Option A: Single Environment (Recommended)#
Install Claude Code CLI into the same environment with torch/vllm:
# In your KernelGenBench environment
npm install -g @anthropic-ai/claude-code
cp agent_bench/config.example.yaml agent_bench/config.yaml
Edit config.yaml:
paths:
python: /path/to/your/python # Python with torch + vllm + kernelgenbench
Option B: Separate Environments#
If Claude Code is installed in a different environment:
cp agent_bench/config.example.yaml agent_bench/config.yaml
Edit config.yaml:
paths:
python: /path/to/envs/kernelgenbench/bin/python
When running, export PATH:
export PATH="/path/to/claude_tool/bin:$PATH"
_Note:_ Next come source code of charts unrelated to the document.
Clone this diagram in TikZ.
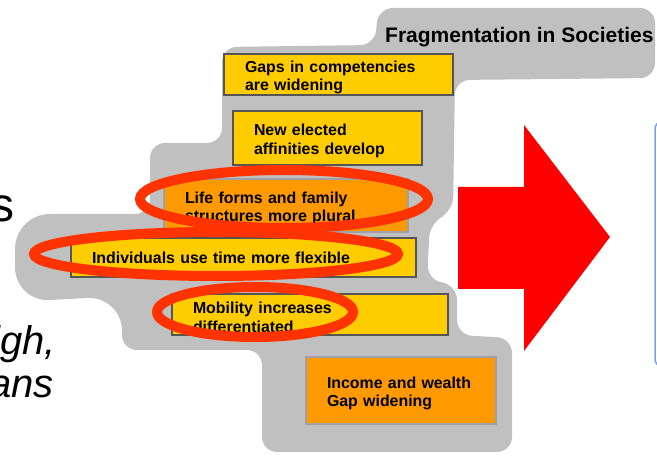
\documentclass[tikz,border=0pt]{standalone}
\usepackage{fontspec}
\setmainfont{Liberation Sans}
\definecolor{boxyellow}{HTML}{FFCC00}
\definecolor{boxorange}{HTML}{FF9900}
\definecolor{cloudgray}{HTML}{C0C0C0}
\definecolor{ringred}{HTML}{FF3300}
\definecolor{framegray}{HTML}{555555}
\definecolor{paleframe}{HTML}{A0A0A8}
\definecolor{panelblue}{HTML}{7AA0F0}

\tikzset{
  factor/.style={anchor=north west, align=left, inner xsep=21pt, inner ysep=0pt,
                 line width=2pt, font=\bfseries\fontsize{15.9}{18.5}\selectfont},
  twoline/.style={text height=17pt},
  yellowfactor/.style={factor, fill=boxyellow, draw=framegray},
  orangefactor/.style={factor, fill=boxorange, draw=paleframe},
  ring/.style={draw=ringred, line width=10pt},
}

\begin{document}
\begin{tikzpicture}[x=1pt, y=-1pt]
  \useasboundingbox (0,0) rectangle (657,457);
  \clip (0,0) rectangle (657,457);

  % Cut-off words on the left
  \node[anchor=base east, inner sep=0, font=\fontsize{48}{52}\selectfont] (wordtop) at (15,222) {s};
  \node[anchor=base east, inner sep=0, font=\itshape\fontsize{40}{43}\selectfont] (wordhigh) at (56,355) {igh,};
  \node[anchor=base east, inner sep=0, font=\itshape\fontsize{40}{43}\selectfont] (wordmeans) at (54,398) {ans};

  % Gray cloud behind the factors
  \fill[cloudgray, rounded corners=15pt]
    (222,47) -- (375,45) -- (378,8) -- (655,8) -- (655,78) -- (455,80)
    -- (453,212) -- (430,222) -- (427,280) -- (457,285) -- (457,335)
    -- (512,338) -- (512,452) -- (262,452) -- (262,350) -- (122,350)
    [rounded corners=35pt] -- (122,296) -- (15,302) -- (15,214)
    [rounded corners=15pt] -- (150,214) -- (150,143)
    -- (222,143) -- cycle;

  % Title
  \node[anchor=base west, inner sep=0, font=\bfseries\fontsize{21}{25}\selectfont] (title) at (385,43) {Fragmentation in Societies};

  % Factors
  \node[yellowfactor, twoline, text width=187pt, minimum height=41pt] (gaps) at (223,53) {Gaps in competencies\\are widening};
  \node[yellowfactor, twoline, text width=147pt, minimum height=54pt] (affinity) at (232,110) {New elected\\affinities develop};
  \node[orangefactor, twoline, text width=202pt, minimum height=53pt] (lifeforms) at (163,178) {Life forms and family\\structures more plural};
  \node[yellowfactor, text width=303pt, minimum height=39pt] (timeuse) at (70,237) {Individuals use time more flexible};
  \node[yellowfactor, twoline, text width=234pt, minimum height=41pt] (mobility) at (171,293) {Mobility increases\\differentiated};
  \node[orangefactor, twoline, text width=148pt, minimum height=67pt] (income) at (305,356) {Income and wealth\\Gap widening};

  % Red rings
  \draw[ring] (284,199) ellipse [x radius=144pt, y radius=29pt];
  \draw[ring] (216,254) ellipse [x radius=182pt, y radius=22pt];
  \draw[ring] (255,312) ellipse [x radius=98pt, y radius=25pt];

  % Big arrow
  \fill[red] (458,187) -- (524,187) -- (524,125) -- (610,237) -- (524,351)
    -- (524,289) -- (458,289) -- cycle;

  % Panel on the right edge
  \draw[panelblue, line width=1.5pt, fill=white, rounded corners=8pt] (655,121) rectangle (720,367);
\end{tikzpicture}
\end{document}
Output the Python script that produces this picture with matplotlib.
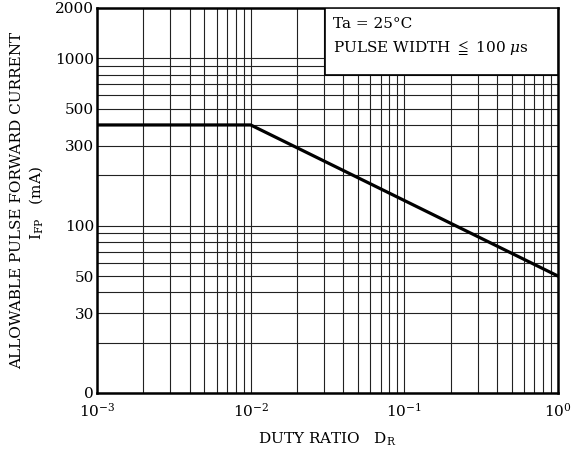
import matplotlib.pyplot as plt
from matplotlib.patches import Rectangle
from matplotlib.ticker import FixedLocator, NullFormatter

plt.rcParams['font.family'] = ['DejaVu Serif', 'DejaVu Sans']
plt.rcParams['mathtext.fontset'] = 'dejavuserif'

# derating curve: flat up to 1 % duty, then falls on a log-log line
duty = [1e-3, 1e-2, 1.0]
ifp = [400, 400, 50]

y_major = [10, 30, 50, 100, 300, 500, 1000, 2000]
y_major_labels = ['0', '30', '50', '100', '300', '500', '1000', '2000']
y_minor = [20, 40, 60, 70, 80, 90, 200, 400, 600, 700, 800, 900]
x_major = [1e-3, 1e-2, 1e-1, 1.0]
x_major_labels = ['$10^{-3}$', '$10^{-2}$', '$10^{-1}$', '$10^{0}$']

fig = plt.figure(figsize=(5.71, 4.57), dpi=100)
ax = fig.add_axes([97 / 571, 64 / 457, 461 / 571, 385 / 457])

ax.set_xscale('log')
ax.set_yscale('log')
ax.set_xlim(1e-3, 1)
ax.set_ylim(10, 2000)

ax.yaxis.set_major_locator(FixedLocator(y_major))
ax.set_yticklabels(y_major_labels)
ax.yaxis.set_minor_locator(FixedLocator(y_minor))
ax.yaxis.set_minor_formatter(NullFormatter())
ax.set_xticks(x_major)
ax.set_xticklabels(x_major_labels)
ax.xaxis.set_minor_locator(FixedLocator(
    [m * d for d in (1e-3, 1e-2, 1e-1) for m in range(2, 10)]))
ax.xaxis.set_minor_formatter(NullFormatter())

ax.tick_params(which='both', length=0, labelsize=11)
ax.tick_params(axis='x', pad=6)
ax.tick_params(axis='y', pad=2)
ax.grid(True, which='both', color='#222222', linewidth=0.8)
# lift the bottom "0" a little so it clears the 10^-3 label
ax.get_yticklabels()[0].set_va('center_baseline')

for s in ax.spines.values():
    s.set_linewidth(1.8)

ax.plot(duty, ifp, color='black', linewidth=2.3, zorder=3)

# condition box in the upper right corner
ax.add_patch(Rectangle((0.4946, 0.826), 0.5054, 0.174, transform=ax.transAxes,
                       facecolor='white', edgecolor='black', linewidth=1.2, zorder=4))
ax.text(0.512, 0.958, 'Ta = 25°C', transform=ax.transAxes, fontsize=11,
        va='center', ha='left', zorder=5)
ax.text(0.512, 0.895, 'PULSE WIDTH $\\leqq$ 100 $\\mu$s', transform=ax.transAxes,
        fontsize=11, va='center', ha='left', zorder=5)

fig.text(17 / 571, 1 - 200 / 457, 'ALLOWABLE PULSE FORWARD CURRENT',
         rotation=90, ha='center', va='center', fontsize=11)
fig.text(36 / 571, 1 - 203 / 457, '$\\mathrm{I}_{\\mathrm{FP}}$   (mA)',
         rotation=90, ha='center', va='center', fontsize=11)
fig.text(327 / 571, 1 - 439 / 457, 'DUTY RATIO   $\\mathrm{D}_{\\mathrm{R}}$',
         ha='center', va='center', fontsize=11)

fig.savefig('out.png', dpi=100)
cd agent_bench && bash test_ops.sh add --device-count 1
Configuration Fields#
Field |
Description |
|---|---|
|
Python interpreter with torch + vllm + kernelgenbench |
|
Path to agent CLI executable (default: |
API Credentials#
Ensure your API keys are set:
# Anthropic Claude
export ANTHROPIC_API_KEY=your_key
# OpenAI / OpenAI-compatible
export OPENAI_API_KEY=your_key
Verify Setup#
cd agent_bench
# Quick test with single operator
bash test_ops.sh add --device-count 1